GIVEN PROBLEM:
Quote all of the data that follows exactly as written, skipping the images.

COLLECTED DATA:
****************

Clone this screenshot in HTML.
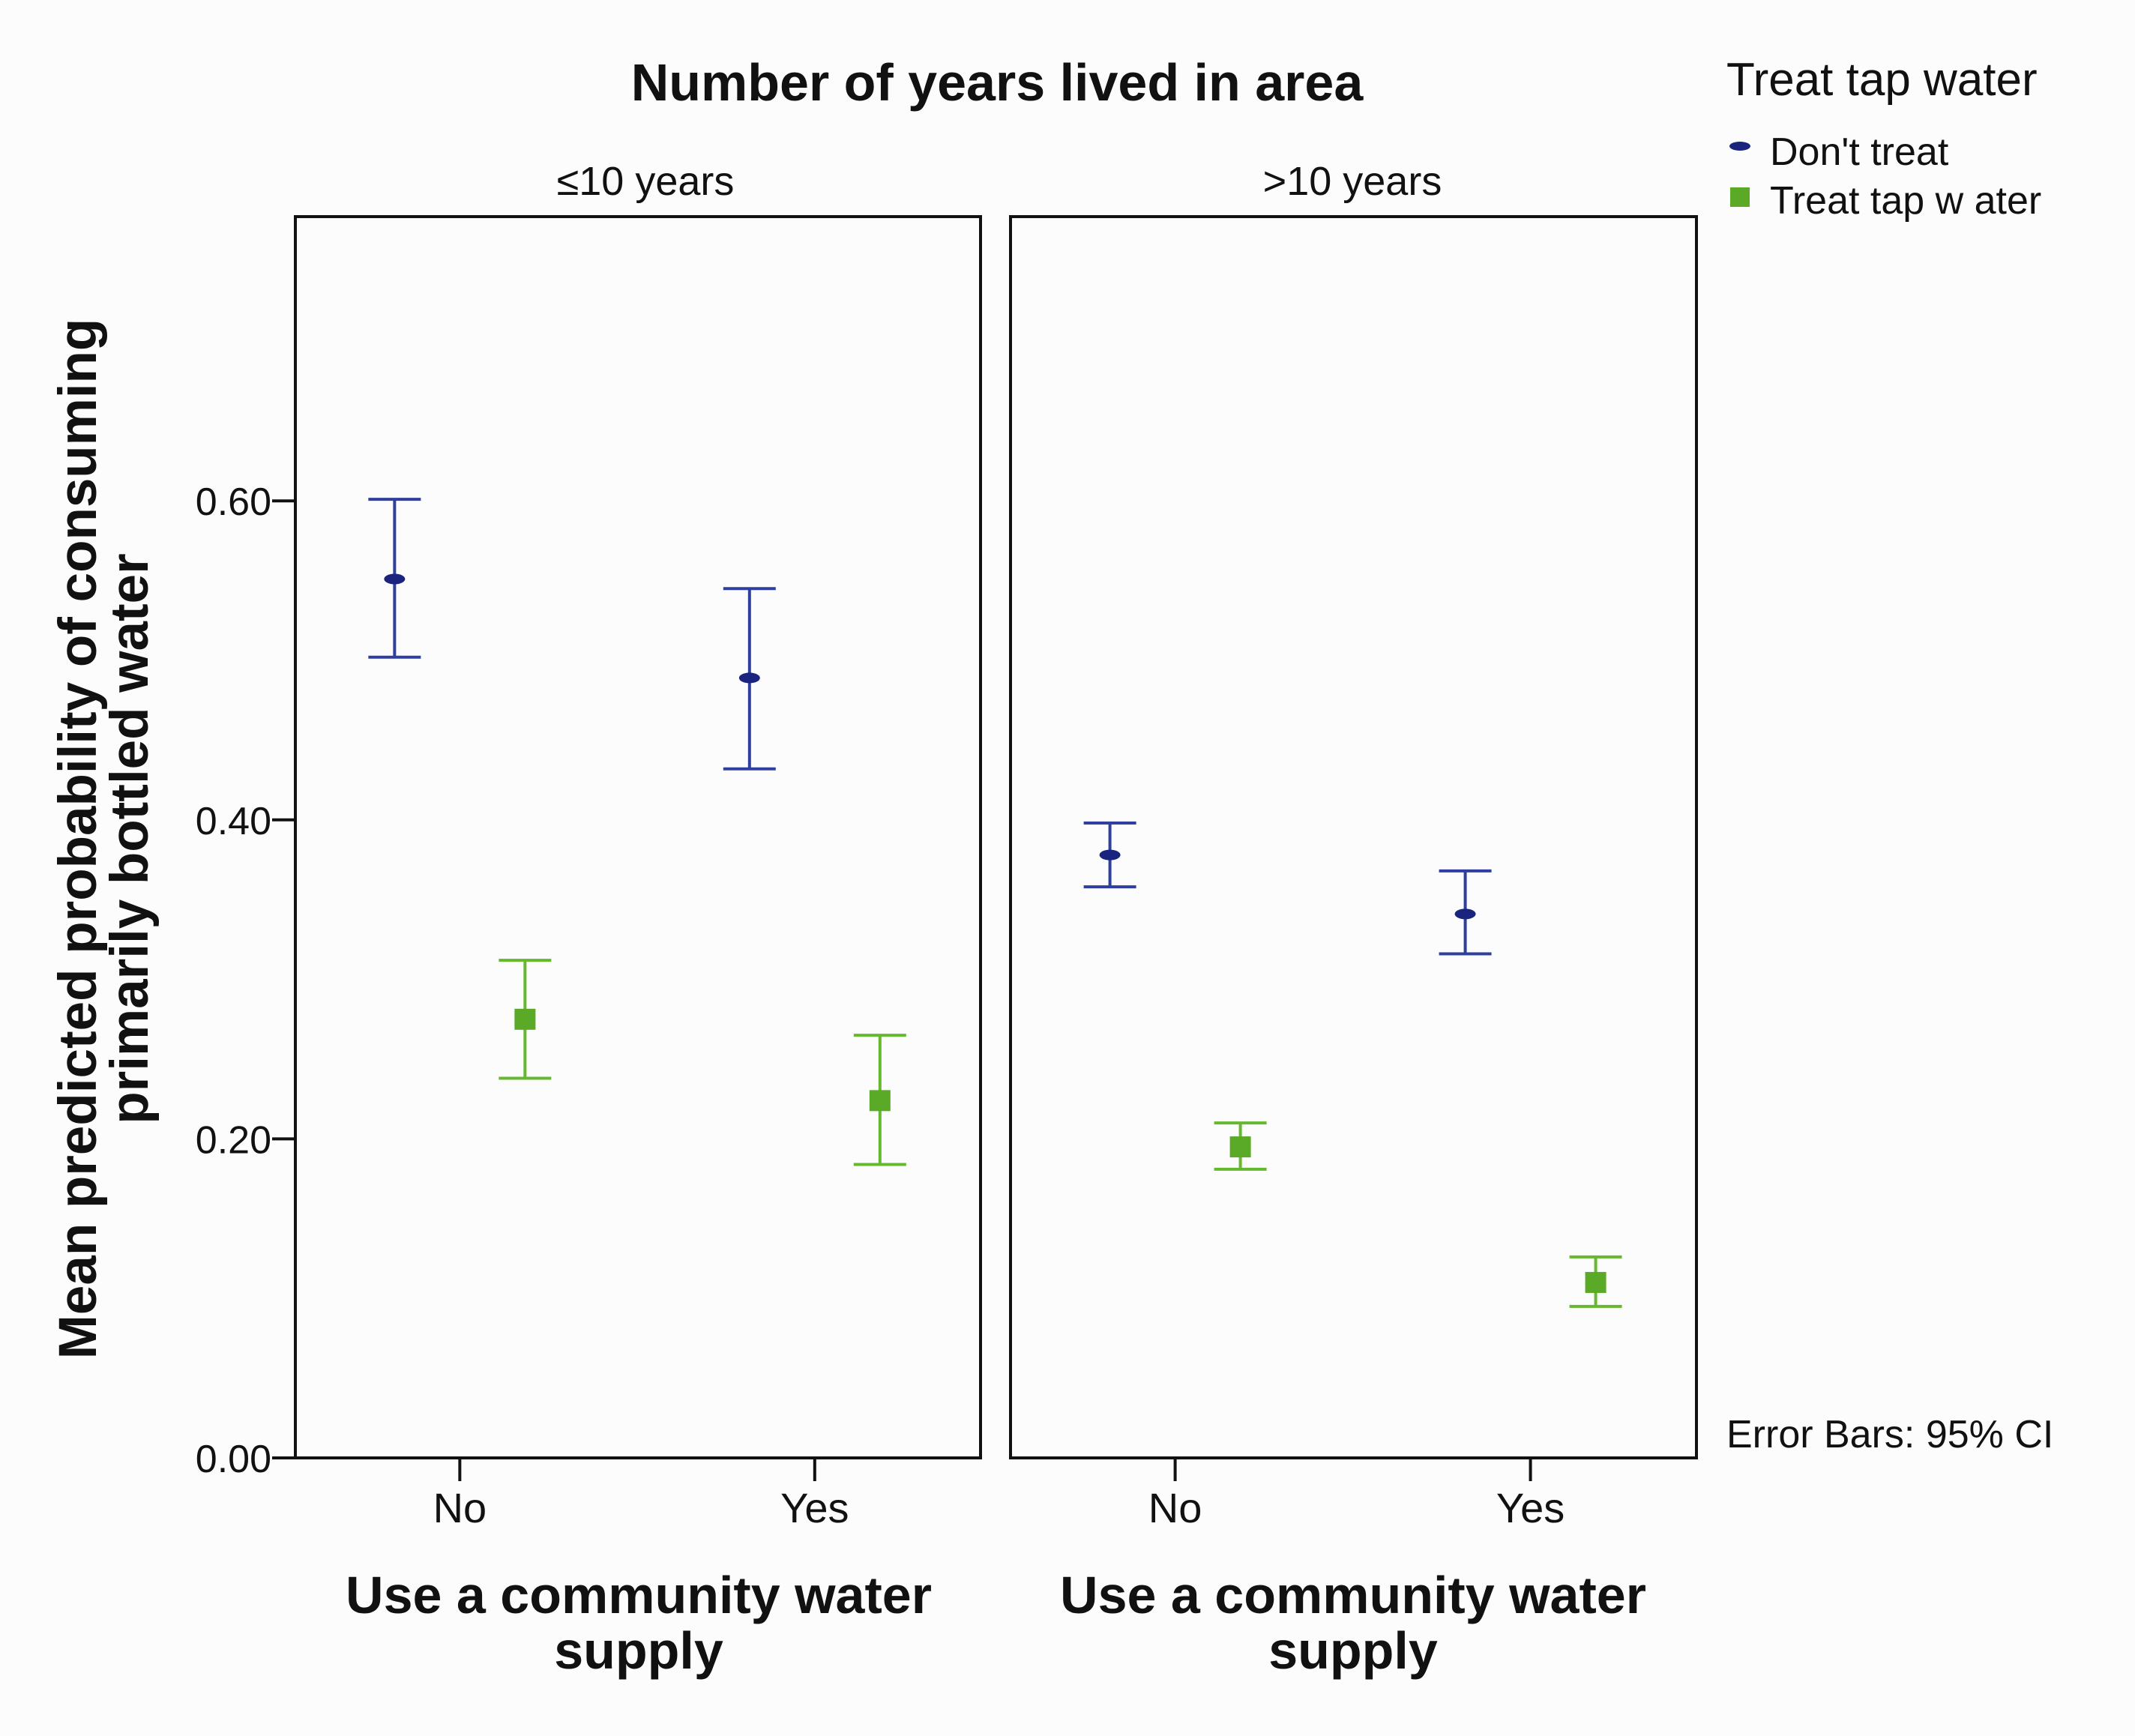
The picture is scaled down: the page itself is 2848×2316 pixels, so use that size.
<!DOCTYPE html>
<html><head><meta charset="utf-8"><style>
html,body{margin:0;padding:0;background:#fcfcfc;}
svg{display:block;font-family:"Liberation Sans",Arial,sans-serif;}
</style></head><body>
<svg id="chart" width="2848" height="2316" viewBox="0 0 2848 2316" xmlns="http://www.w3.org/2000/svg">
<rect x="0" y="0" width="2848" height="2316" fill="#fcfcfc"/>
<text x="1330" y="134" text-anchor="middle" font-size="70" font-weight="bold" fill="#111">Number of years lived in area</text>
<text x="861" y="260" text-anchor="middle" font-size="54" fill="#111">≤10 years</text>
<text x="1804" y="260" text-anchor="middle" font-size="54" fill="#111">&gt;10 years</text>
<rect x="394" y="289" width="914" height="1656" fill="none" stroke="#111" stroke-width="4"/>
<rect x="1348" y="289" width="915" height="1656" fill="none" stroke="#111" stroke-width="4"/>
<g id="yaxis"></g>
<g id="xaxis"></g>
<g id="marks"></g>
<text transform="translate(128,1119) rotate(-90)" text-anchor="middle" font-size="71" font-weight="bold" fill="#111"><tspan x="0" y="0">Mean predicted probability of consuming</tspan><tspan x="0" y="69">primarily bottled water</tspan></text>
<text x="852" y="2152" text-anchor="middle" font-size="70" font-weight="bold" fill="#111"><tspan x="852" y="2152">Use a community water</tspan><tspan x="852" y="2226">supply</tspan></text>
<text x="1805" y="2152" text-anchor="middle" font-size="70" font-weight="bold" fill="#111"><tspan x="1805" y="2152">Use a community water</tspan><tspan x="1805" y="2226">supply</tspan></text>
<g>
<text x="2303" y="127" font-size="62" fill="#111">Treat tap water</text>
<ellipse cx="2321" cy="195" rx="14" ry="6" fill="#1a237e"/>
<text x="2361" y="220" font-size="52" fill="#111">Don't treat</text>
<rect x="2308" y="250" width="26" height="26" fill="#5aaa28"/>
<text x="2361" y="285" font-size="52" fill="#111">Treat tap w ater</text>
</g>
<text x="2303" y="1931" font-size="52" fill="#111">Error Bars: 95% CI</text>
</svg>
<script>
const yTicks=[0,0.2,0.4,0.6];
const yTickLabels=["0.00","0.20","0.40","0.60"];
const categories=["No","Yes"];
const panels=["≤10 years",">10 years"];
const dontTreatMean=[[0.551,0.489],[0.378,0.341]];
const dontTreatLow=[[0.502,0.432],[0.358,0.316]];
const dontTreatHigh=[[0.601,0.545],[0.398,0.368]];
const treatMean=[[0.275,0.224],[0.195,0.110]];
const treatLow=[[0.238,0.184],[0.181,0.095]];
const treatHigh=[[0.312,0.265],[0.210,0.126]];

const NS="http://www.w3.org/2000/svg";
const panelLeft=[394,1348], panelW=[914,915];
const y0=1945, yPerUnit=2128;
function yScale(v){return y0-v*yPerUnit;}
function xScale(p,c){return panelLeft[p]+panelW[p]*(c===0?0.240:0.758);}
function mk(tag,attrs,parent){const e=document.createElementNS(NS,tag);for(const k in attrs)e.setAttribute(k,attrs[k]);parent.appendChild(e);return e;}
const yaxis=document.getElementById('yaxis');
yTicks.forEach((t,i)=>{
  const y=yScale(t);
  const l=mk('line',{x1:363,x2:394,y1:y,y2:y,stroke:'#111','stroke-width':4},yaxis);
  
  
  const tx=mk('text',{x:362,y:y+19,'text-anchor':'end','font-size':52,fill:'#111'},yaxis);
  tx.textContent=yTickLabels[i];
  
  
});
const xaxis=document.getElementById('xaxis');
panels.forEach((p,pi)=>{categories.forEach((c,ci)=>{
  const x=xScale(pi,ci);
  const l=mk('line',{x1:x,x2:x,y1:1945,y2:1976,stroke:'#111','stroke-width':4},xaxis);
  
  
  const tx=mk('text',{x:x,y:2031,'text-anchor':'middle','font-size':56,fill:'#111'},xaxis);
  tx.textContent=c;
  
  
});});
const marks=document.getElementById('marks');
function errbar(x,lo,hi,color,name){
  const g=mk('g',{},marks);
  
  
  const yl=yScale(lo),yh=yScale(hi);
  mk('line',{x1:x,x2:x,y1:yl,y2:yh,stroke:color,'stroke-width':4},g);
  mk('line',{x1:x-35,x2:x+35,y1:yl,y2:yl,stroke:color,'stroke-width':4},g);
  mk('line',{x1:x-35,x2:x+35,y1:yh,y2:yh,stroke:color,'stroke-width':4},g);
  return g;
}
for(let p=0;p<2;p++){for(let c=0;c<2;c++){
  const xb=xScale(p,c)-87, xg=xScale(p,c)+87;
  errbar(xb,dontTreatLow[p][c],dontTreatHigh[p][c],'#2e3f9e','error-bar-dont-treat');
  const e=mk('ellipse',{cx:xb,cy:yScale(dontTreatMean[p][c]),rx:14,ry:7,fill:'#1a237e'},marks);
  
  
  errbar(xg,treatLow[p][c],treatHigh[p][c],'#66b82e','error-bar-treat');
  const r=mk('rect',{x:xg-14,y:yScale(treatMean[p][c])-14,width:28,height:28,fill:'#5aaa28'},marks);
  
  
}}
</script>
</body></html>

****************

RESPONSE FOR THIS EXERCISE:
Clone this screenshot in HTML.
The picture is scaled down: the page itself is 2848×2316 pixels, so use that size.
<!DOCTYPE html>
<html><head><meta charset="utf-8"><style>
html,body{margin:0;padding:0;background:#fcfcfc;}
svg{display:block;font-family:"Liberation Sans",Arial,sans-serif;}
</style></head><body>
<svg id="chart" width="2848" height="2316" viewBox="0 0 2848 2316" xmlns="http://www.w3.org/2000/svg">
<rect x="0" y="0" width="2848" height="2316" fill="#fcfcfc"/>
<text x="1330" y="134" text-anchor="middle" font-size="70" font-weight="bold" fill="#111">Number of years lived in area</text>
<text x="861" y="260" text-anchor="middle" font-size="54" fill="#111">≤10 years</text>
<text x="1804" y="260" text-anchor="middle" font-size="54" fill="#111">&gt;10 years</text>
<rect x="394" y="289" width="914" height="1656" fill="none" stroke="#111" stroke-width="4"/>
<rect x="1348" y="289" width="915" height="1656" fill="none" stroke="#111" stroke-width="4"/>
<g id="yaxis"></g>
<g id="xaxis"></g>
<g id="marks"></g>
<text transform="translate(128,1119) rotate(-90)" text-anchor="middle" font-size="71" font-weight="bold" fill="#111"><tspan x="0" y="0">Mean predicted probability of consuming</tspan><tspan x="0" y="69">primarily bottled water</tspan></text>
<text x="852" y="2152" text-anchor="middle" font-size="70" font-weight="bold" fill="#111"><tspan x="852" y="2152">Use a community water</tspan><tspan x="852" y="2226">supply</tspan></text>
<text x="1805" y="2152" text-anchor="middle" font-size="70" font-weight="bold" fill="#111"><tspan x="1805" y="2152">Use a community water</tspan><tspan x="1805" y="2226">supply</tspan></text>
<g>
<text x="2303" y="127" font-size="62" fill="#111">Treat tap water</text>
<ellipse cx="2321" cy="195" rx="14" ry="6" fill="#1a237e"/>
<text x="2361" y="220" font-size="52" fill="#111">Don't treat</text>
<rect x="2308" y="250" width="26" height="26" fill="#5aaa28"/>
<text x="2361" y="285" font-size="52" fill="#111">Treat tap w ater</text>
</g>
<text x="2303" y="1931" font-size="52" fill="#111">Error Bars: 95% CI</text>
</svg>
<script>
const yTicks=[0,0.2,0.4,0.6];
const yTickLabels=["0.00","0.20","0.40","0.60"];
const categories=["No","Yes"];
const panels=["≤10 years",">10 years"];
const dontTreatMean=[[0.551,0.489],[0.378,0.341]];
const dontTreatLow=[[0.502,0.432],[0.358,0.316]];
const dontTreatHigh=[[0.601,0.545],[0.398,0.368]];
const treatMean=[[0.275,0.224],[0.195,0.110]];
const treatLow=[[0.238,0.184],[0.181,0.095]];
const treatHigh=[[0.312,0.265],[0.210,0.126]];

const NS="http://www.w3.org/2000/svg";
const panelLeft=[394,1348], panelW=[914,915];
const y0=1945, yPerUnit=2128;
function yScale(v){return y0-v*yPerUnit;}
function xScale(p,c){return panelLeft[p]+panelW[p]*(c===0?0.240:0.758);}
function mk(tag,attrs,parent){const e=document.createElementNS(NS,tag);for(const k in attrs)e.setAttribute(k,attrs[k]);parent.appendChild(e);return e;}
const yaxis=document.getElementById('yaxis');
yTicks.forEach((t,i)=>{
  const y=yScale(t);
  const l=mk('line',{x1:363,x2:394,y1:y,y2:y,stroke:'#111','stroke-width':4},yaxis);
  
  
  const tx=mk('text',{x:362,y:y+19,'text-anchor':'end','font-size':52,fill:'#111'},yaxis);
  tx.textContent=yTickLabels[i];
  
  
});
const xaxis=document.getElementById('xaxis');
panels.forEach((p,pi)=>{categories.forEach((c,ci)=>{
  const x=xScale(pi,ci);
  const l=mk('line',{x1:x,x2:x,y1:1945,y2:1976,stroke:'#111','stroke-width':4},xaxis);
  
  
  const tx=mk('text',{x:x,y:2031,'text-anchor':'middle','font-size':56,fill:'#111'},xaxis);
  tx.textContent=c;
  
  
});});
const marks=document.getElementById('marks');
function errbar(x,lo,hi,color,name){
  const g=mk('g',{},marks);
  
  
  const yl=yScale(lo),yh=yScale(hi);
  mk('line',{x1:x,x2:x,y1:yl,y2:yh,stroke:color,'stroke-width':4},g);
  mk('line',{x1:x-35,x2:x+35,y1:yl,y2:yl,stroke:color,'stroke-width':4},g);
  mk('line',{x1:x-35,x2:x+35,y1:yh,y2:yh,stroke:color,'stroke-width':4},g);
  return g;
}
for(let p=0;p<2;p++){for(let c=0;c<2;c++){
  const xb=xScale(p,c)-87, xg=xScale(p,c)+87;
  errbar(xb,dontTreatLow[p][c],dontTreatHigh[p][c],'#2e3f9e','error-bar-dont-treat');
  const e=mk('ellipse',{cx:xb,cy:yScale(dontTreatMean[p][c]),rx:14,ry:7,fill:'#1a237e'},marks);
  
  
  errbar(xg,treatLow[p][c],treatHigh[p][c],'#66b82e','error-bar-treat');
  const r=mk('rect',{x:xg-14,y:yScale(treatMean[p][c])-14,width:28,height:28,fill:'#5aaa28'},marks);
  
  
}}
</script>
</body></html>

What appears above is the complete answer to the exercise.